When I helped out with the St Patrick’s Day festival in Seoul, we saw about doing the same thing, but in a slightly different way. You would always do your best with what you had, and we would regularly muster together as much Irish cultural talent as possible. This would include Irish dancers, US army bands playing Irish ballads and songs, a Korean U2 tribute band, some class of an Irish-Canadian folk rock six piece, and a guitar wielding human juke box from Bray performing across the afternoon, while in the background all forces of paddywhackery were out in force encouraging and inviting new participants into the madness that is Irishness in Korea.
Community was the essential element, even if it meant participating in a field of plastic Paddy inspired mayhem. The more bodies the better was the philosophy of choice, because let’s not forget this was a party we having. It was so much fun and such a success that we didn’t mind the moans from locals and the endless tidy-up come six o’clock.
In Blanchardstown in Dublin where I now live, and in Dunboyne were I spent my formative years there are now community parades. They don’t appear to have much resembling the hype of our Seoul shenanigans, and they pale in comparison to the big one in Dublin. Regardless, the faces throughout are smiling as big as any other parade, and they are faces you could recognise, maybe not now but in a couple of weeks when you’re in the local Supervalu or Spar.

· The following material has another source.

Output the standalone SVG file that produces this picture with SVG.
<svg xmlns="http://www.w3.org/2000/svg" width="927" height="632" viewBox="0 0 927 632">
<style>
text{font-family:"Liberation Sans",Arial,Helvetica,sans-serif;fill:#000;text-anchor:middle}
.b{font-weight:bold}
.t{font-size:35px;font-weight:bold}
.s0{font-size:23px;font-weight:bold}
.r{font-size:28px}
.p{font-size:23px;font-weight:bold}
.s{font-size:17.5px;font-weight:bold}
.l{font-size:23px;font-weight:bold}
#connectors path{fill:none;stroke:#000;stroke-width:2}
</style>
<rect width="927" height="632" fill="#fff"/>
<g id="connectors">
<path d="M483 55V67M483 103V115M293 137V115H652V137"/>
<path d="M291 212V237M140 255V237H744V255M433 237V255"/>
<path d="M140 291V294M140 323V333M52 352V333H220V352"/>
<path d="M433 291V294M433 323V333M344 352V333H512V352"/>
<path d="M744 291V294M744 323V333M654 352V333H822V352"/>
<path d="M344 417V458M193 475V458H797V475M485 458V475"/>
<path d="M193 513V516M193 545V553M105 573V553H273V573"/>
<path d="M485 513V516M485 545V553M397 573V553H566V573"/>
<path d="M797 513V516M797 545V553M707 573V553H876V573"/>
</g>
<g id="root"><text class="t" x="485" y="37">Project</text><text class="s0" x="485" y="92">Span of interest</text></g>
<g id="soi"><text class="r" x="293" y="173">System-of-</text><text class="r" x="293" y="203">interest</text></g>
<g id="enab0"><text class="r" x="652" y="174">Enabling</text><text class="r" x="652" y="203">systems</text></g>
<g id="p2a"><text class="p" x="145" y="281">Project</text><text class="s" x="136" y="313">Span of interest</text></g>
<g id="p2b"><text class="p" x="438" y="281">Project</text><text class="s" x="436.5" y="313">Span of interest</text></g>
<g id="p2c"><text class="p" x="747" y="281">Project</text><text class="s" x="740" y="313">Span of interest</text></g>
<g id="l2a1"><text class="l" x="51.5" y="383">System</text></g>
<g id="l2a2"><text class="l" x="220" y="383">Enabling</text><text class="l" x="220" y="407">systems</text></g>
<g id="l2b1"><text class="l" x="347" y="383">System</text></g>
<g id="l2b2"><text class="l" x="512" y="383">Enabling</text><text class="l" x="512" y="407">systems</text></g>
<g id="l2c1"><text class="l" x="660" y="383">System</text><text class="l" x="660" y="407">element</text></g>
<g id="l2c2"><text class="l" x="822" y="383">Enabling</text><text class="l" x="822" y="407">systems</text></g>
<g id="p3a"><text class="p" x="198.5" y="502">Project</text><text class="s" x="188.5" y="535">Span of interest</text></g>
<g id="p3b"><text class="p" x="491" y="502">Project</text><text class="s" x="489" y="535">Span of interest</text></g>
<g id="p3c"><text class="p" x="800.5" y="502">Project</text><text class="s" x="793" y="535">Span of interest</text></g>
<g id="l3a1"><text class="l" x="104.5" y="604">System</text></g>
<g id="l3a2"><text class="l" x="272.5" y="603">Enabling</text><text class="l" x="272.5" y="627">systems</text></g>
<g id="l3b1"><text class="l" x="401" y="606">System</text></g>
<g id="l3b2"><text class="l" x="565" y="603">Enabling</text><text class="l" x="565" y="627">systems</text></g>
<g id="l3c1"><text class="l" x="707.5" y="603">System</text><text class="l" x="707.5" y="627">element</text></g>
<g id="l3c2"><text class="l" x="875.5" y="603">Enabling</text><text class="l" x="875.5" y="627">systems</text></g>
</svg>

As a parent though, I found it encouraging to see so many kids at the centre of the parade, marching, kicking, dancing, whistling, and chanting. These little things, small as they are and as insignificant as they seem mean a lot to these families who get to see each other having their own little moment as the centre of attention.
This far from a bad thing, because regardless of who we are we always need to feel a little bit important, and to have a sense of place in our community. This community can be a small village in the west of Ireland, a suburb or Dublin, or a shower of foreigners clattered together in one of the largest cities on the planet a mere 8,000 kilometres away from home.